SR: Has that caused you to take extra precautions? I know Scott [Eastwood] just told that he has a piece of duct tape over the camera on his laptop.
Quinto: As do I. Yeah. And I changed all my passwords. I have no any two passwords that are the same for any service online. I have two-step verification enabled on all my devices…so yeah, I did take some extra steps that I hadn’t taken before being exposed to this world.
SR: Did you do anything different?
Leo: No, I don’t tend to use technology all that much. Of course, I can’t avoid it – it’s called the telephone nowadays. And I do a certain amount of email, work-related primarily, on it. But I don’t do a lot of looking for things online. I just don’t do that much of it. I do, however, have tape over my eyepiece as well. What I think my peace is saying isn’t, “Oh I have something to hide. I don’t want you to look.”, it’s more saying, “No thank you. I prefer you not look. I’m not giving you permission. So I’m going to show you I haven’t given you permission because clearly you’re not grown up enough to understand that, not having given you permission, you can’t just come look in my house.” And I won’t know if they’re coming and looking or not…so I put a piece of tape over it.
SR: You guys have totally inspired me to take one of those Snowden Band-Aids they gave us and put one over my laptop camera.
Quinto: You totally should.
SR: As actors, you guys get interviewed all the time. Was it fun to be on the other side of the camera and get to portray these journalist?
Quinto: I mean, they’re great characters. They’re fascinating people. They were in an extraordinary situation.
Leo: It’s not exactly an interview that’s going on. I guess we do ask him some questions and we’re recording him answering them and so on like that.
SR: That’s an interview.
Leo: I suppose so. There is a certain amount of interviewing going on.
Quinto: The situation they were in was incredibly heightened. The stakes were high. There was a lot of pressure, a lot of tension, a lot of sense of claustrophobic, clandestine energy that I think was exhilarating for us to explore and recreate. We were fortunate to shoot a fair amount of our stuff at the actual hotel where it all happened in Hong Kong. That added another element of very similitude to the situation, so I feel like it was exciting.
SR: Did you guys get to actually meet the real people that you played and is it more nerve wracking when you’re portraying someone that exists?
Leo: It’s not exactly nerve wracking. It’s a challenge and it’s a responsibility. It’s how I think of it most of all. You have this certain about of responsibility to play a fictitious character and you have a script that’s guiding you and the other information of the custom department’s choices, and the set department, “Where are you”, and all those other pieces of information but you have to cull from your imagination the answer to all the unasked questions. And with a real person, there’s someone to get that information from, perhaps.

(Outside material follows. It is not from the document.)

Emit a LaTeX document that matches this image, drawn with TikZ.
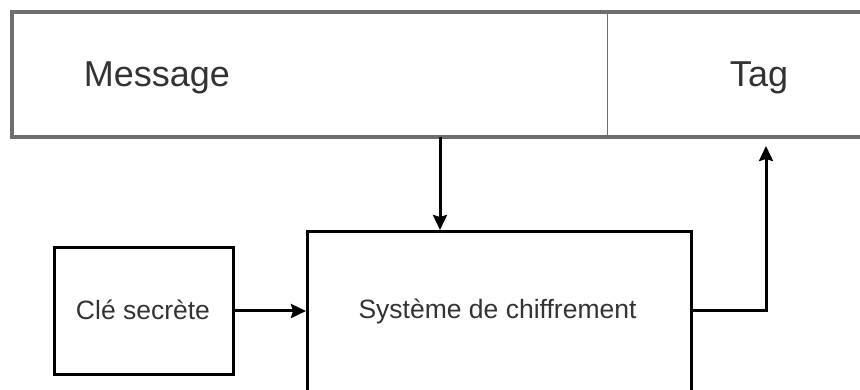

Quinto: I didn’t get a chance to meet Glen for this movie. I did meet him a few years ago, coincidentally, before any of this happened. But I’ve been familiar with his work, so I felt I wanted to get it right. I wanted to honor him. I respect him and I think the way he does his job is admirable. Yeah, there was an added incentive. I wouldn’t call it pressure, but incentive perhaps.
SR: Next time we’ll see you guys in the other chair.
Quinto: Yeah, we’ll be sitting there asking you stuff.
Snowden opens in U.S. theaters September 16, 2016.